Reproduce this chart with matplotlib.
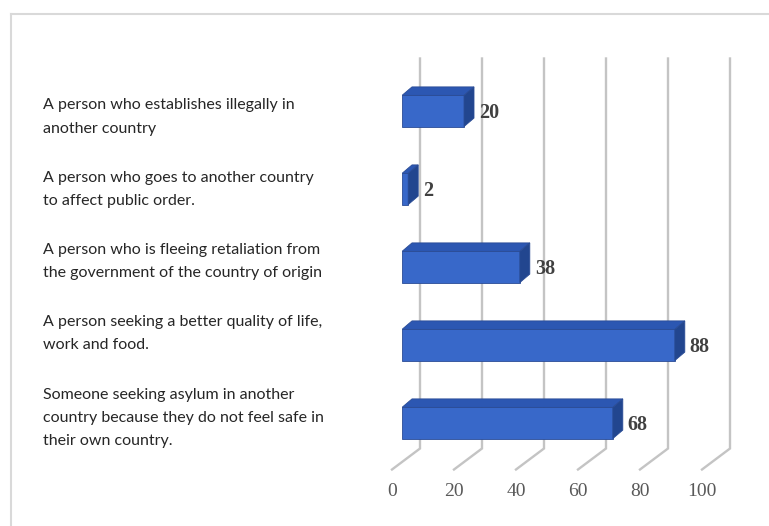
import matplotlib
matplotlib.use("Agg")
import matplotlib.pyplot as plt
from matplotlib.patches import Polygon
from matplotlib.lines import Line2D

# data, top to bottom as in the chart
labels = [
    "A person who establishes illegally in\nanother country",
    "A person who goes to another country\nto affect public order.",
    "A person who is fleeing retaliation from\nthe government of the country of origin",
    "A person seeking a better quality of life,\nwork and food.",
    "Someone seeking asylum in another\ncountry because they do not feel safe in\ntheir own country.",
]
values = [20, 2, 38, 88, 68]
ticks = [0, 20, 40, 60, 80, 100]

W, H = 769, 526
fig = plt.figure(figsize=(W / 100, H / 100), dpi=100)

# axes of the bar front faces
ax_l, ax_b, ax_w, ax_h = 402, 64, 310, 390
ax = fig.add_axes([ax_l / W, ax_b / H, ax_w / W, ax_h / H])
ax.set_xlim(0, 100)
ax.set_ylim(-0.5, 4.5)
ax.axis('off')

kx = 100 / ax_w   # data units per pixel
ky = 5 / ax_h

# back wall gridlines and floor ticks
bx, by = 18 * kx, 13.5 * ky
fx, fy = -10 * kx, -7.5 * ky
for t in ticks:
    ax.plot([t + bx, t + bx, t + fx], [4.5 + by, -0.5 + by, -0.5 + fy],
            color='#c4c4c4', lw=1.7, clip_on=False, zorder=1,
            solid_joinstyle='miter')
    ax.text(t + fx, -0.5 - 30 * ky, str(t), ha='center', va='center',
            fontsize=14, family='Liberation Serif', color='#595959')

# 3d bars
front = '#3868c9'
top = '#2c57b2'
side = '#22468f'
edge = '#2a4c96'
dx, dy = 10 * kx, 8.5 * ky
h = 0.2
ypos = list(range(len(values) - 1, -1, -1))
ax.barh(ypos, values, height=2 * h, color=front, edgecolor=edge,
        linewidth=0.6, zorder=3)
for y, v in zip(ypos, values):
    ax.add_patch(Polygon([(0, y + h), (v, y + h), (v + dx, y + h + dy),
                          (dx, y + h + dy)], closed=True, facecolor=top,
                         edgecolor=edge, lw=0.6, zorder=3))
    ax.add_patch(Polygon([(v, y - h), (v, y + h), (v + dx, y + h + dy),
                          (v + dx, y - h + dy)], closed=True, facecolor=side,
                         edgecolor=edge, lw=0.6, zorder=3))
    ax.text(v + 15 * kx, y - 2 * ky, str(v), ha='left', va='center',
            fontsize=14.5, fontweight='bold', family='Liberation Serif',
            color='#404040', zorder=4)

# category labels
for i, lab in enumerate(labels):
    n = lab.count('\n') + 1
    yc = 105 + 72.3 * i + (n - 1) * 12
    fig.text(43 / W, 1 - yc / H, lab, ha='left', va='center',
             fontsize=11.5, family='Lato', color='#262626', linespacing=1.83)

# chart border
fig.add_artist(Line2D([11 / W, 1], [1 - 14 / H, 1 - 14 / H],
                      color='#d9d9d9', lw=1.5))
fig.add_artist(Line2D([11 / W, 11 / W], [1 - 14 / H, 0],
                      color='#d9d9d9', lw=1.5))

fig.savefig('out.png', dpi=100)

════════

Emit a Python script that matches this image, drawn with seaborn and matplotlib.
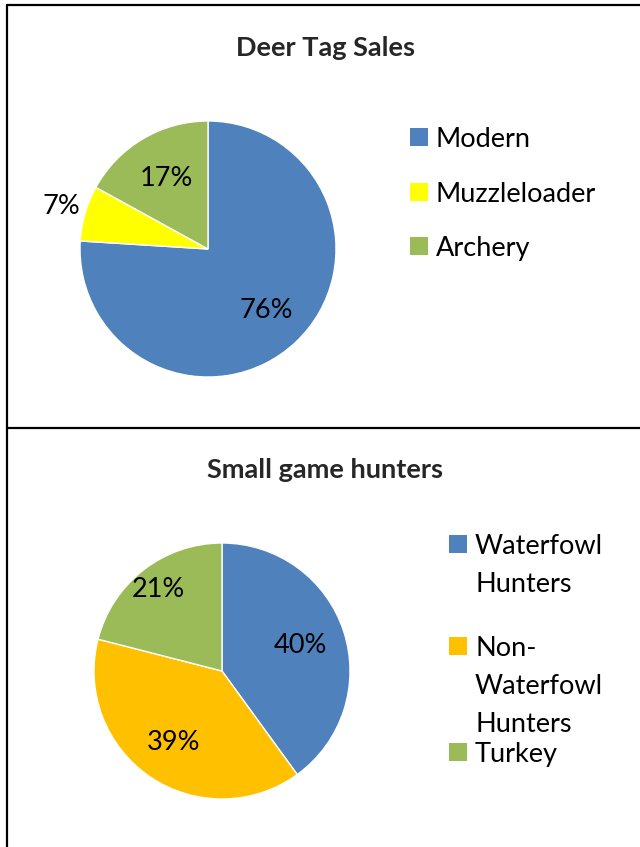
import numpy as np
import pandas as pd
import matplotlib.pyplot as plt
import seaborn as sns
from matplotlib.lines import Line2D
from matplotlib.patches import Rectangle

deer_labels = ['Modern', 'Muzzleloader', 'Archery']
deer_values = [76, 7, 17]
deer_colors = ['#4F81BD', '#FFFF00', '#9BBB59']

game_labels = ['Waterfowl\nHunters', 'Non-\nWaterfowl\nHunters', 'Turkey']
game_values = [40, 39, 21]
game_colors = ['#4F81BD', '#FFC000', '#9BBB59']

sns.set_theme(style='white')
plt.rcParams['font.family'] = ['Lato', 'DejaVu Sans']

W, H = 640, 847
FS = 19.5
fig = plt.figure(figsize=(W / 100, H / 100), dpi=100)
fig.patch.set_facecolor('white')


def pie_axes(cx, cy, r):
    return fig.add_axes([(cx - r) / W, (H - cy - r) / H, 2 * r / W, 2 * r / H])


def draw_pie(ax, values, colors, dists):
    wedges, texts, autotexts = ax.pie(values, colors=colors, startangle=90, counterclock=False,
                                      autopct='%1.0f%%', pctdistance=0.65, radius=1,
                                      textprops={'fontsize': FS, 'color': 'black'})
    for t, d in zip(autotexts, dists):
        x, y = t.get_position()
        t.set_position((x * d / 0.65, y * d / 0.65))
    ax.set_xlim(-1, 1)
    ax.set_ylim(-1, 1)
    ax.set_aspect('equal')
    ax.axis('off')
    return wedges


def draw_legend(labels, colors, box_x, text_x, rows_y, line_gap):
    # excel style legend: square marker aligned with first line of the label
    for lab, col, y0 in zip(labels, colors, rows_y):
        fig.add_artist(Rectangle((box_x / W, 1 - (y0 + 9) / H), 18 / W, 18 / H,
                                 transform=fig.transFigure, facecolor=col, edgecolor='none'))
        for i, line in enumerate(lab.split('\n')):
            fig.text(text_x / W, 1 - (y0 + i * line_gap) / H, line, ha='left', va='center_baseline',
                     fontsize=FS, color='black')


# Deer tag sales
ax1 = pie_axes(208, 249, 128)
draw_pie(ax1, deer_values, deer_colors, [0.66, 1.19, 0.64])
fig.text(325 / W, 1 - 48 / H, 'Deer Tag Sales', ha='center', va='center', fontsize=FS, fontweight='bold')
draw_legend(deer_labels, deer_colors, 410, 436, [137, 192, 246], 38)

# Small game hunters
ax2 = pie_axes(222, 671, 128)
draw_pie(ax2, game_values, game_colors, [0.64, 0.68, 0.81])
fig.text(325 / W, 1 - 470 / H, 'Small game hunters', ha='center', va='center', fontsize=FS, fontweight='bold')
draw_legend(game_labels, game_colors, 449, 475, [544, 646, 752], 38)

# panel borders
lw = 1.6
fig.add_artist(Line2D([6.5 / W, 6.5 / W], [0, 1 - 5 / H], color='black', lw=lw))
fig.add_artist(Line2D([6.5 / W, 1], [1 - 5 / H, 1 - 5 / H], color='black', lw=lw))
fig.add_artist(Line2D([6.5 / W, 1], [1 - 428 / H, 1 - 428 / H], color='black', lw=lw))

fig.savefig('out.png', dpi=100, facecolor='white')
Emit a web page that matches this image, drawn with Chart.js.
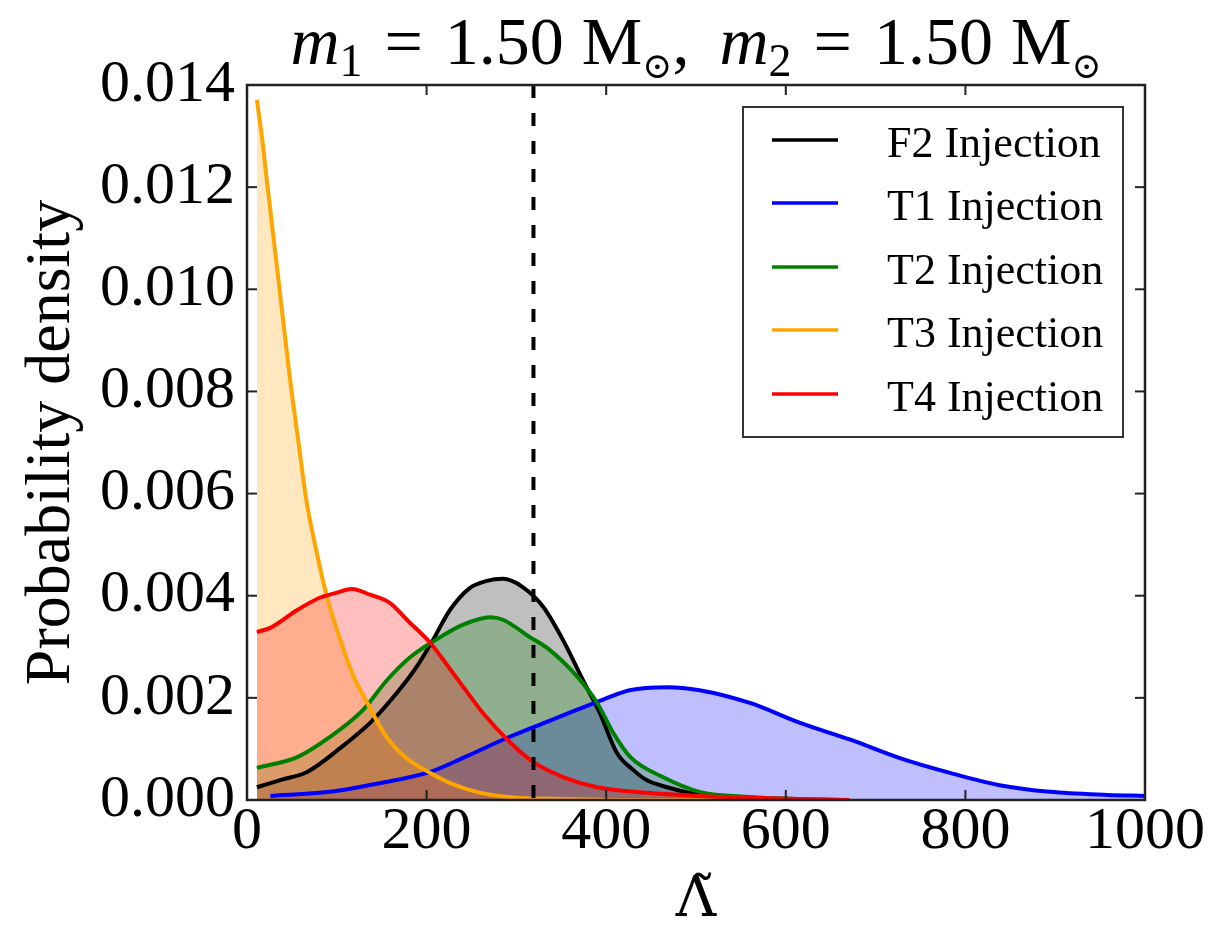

════════

| Requirement |
Copy exactly the material above from the line with "Emit a Python" to the line with "game_colors = ['#4F81BD', '#FFC000', '#9BBB59']", ends included, and nothing else. Leave out any picture.

| Problem solution |
Emit a Python script that matches this image, drawn with seaborn and matplotlib.
import numpy as np
import pandas as pd
import matplotlib.pyplot as plt
import seaborn as sns
from matplotlib.lines import Line2D
from matplotlib.patches import Rectangle

deer_labels = ['Modern', 'Muzzleloader', 'Archery']
deer_values = [76, 7, 17]
deer_colors = ['#4F81BD', '#FFFF00', '#9BBB59']

game_labels = ['Waterfowl\nHunters', 'Non-\nWaterfowl\nHunters', 'Turkey']
game_values = [40, 39, 21]
game_colors = ['#4F81BD', '#FFC000', '#9BBB59']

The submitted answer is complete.